• The Wall Street Journal

Bundestag soll doch über ESM abstimmen

Steffi Loos/dapd

Der haushaltspolitische Sprecher der SPD-Fraktion im Bundestag, Carsten Schneider.

BERLIN – SPD-Fraktionschef Frank-Walter Steinmeier hält trotz der jüngsten EU-Gipfelbeschlüsse an dem Zeitplan für eine Verabschiedung der Gesetze zu Euro-Rettungsfonds und Fiskalpakt fest und widerspricht damit Äußerungen aus der eigenen Partei, nach denen eine Verschiebung möglich sei. "Ich gehe davon aus, dass trotz der Schwierigkeiten im Laufe des heutigen Abends entschieden wird", sagte Steinmeier vor einer Fraktionssitzung der Sozialdemokraten in Berlin.

Zuvor hatte der SPD-Budgetexperte Carsten Schneider eine Verschiebung der für den Abend geplanten Abstimmung zum ESM wegen der Vereinbarungen des EU-Gipfels ins Spiel gebracht. "Jetzt ist für uns die Frage offen, ob wir dann überhaupt noch heute den ESM so ratifizieren können, oder ob das nicht der Fall ist", hatte der haushaltspolitische Sprecher der SPD vor einer Sondersitzung des Haushaltsausschusses gesagt.

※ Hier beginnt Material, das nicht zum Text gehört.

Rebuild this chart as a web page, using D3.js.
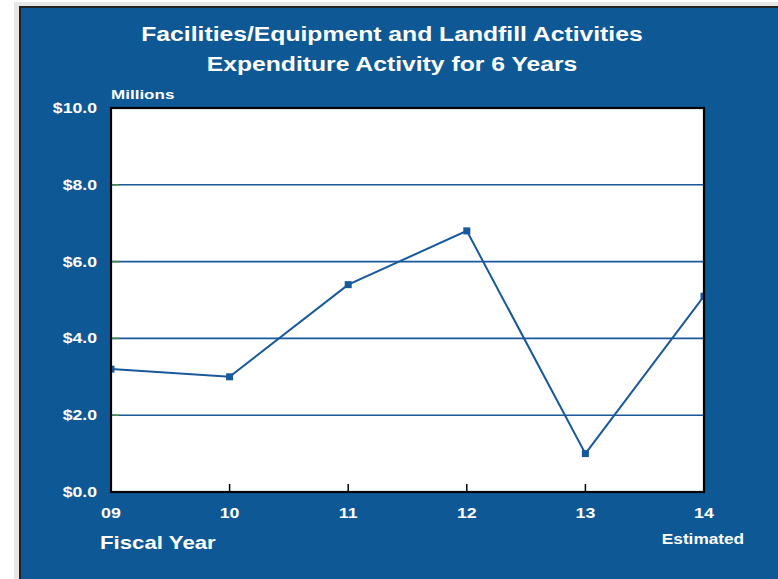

Steinmeier räumte ein, durch den Gipfel habe sich die Beschlusslage "an einem entscheidenden Punkt gegenüber der bisherigen Ausgangslage verändert", nämlich in der Frage der direkten Kapitalisierung von Banken. "Das ist ein Gesichtspunkt, der in den bisherigen Beratungen im Deutschen Bundestag nicht abschließend behandelt worden ist", erklärte der SPD-Fraktionsvorsitzende. Erst zu einem späteren Zeitpunkt seien dafür aber Gesetzesänderungen nötig.

Auch der Unions-Fraktionsvorsitzende Volker Kauder erklärte, die Abstimmungen sollten wie geplant am Freitagabend stattfinden. "Es gibt auch nach Aussage des Bundestagspräsidenten überhaupt keinen Grund, hier zu einem anderen Ergebnis zu kommen."

Kauder kündigte jedoch eine intensive Debatte über die Beschlüsse an. "Wir werden aber auch deutlich machen in der Debatte, dass das, was gestern und heute in Brüssel verabschiedet worden ist, gründlich und intensiv geprüft werden muss." Im Einzelfall sei eine Gesetzesänderung möglich, auf jeden Fall werde es aber zu einer Beratung von Veränderungen in Plenum des Bundestages kommen.

Merkel verteidigt Gipfelbeschluss

Der Unions-Budgetexperte Norbert Barthle erklärte, bei der Sitzung des Haushaltsausschusses habe Bundesfinanzminister Wolfgang Schäuble (CDU) die Sichtweise gestützt, dass keine Veranlassung für Veränderungen der Abstimmungsplanung bestehe. Schäuble wollte am Nachmittag die Fraktionen des Bundestages über die Gipfelbeschlüsse informieren.

Die europäischen Staats- und Regierungschefs hatten sich in der Nacht zu Freitag auf lang diskutierte Maßnahmen geeinigt, die den Druck der Finanzmärkte von Spanien und Italien nehmen sollen. Dazu gehört die Möglichkeit einer direkten Kapitalversorgung von Banken durch die Euro-Rettungsfonds, was allerdings erst dann der Fall sein soll, wenn eine einheitliche europäische Aufsichtsbehörde existiert.

Bundeskanzlerin Angela Merkel verteidigte den EU-Gipfelbeschluss für eine direkte Bankenhilfe für Italien und Spanien als "guten Kompromiss". Dabei würden der Stabilitätsmechanismus EFSF und der Rettungsschirm ESM entsprechend der beschlossenen Richtlinien tätig werden, sagte die Kanzlerin nach den zweitägigen EU-Gipfelberatungen in Brüssel.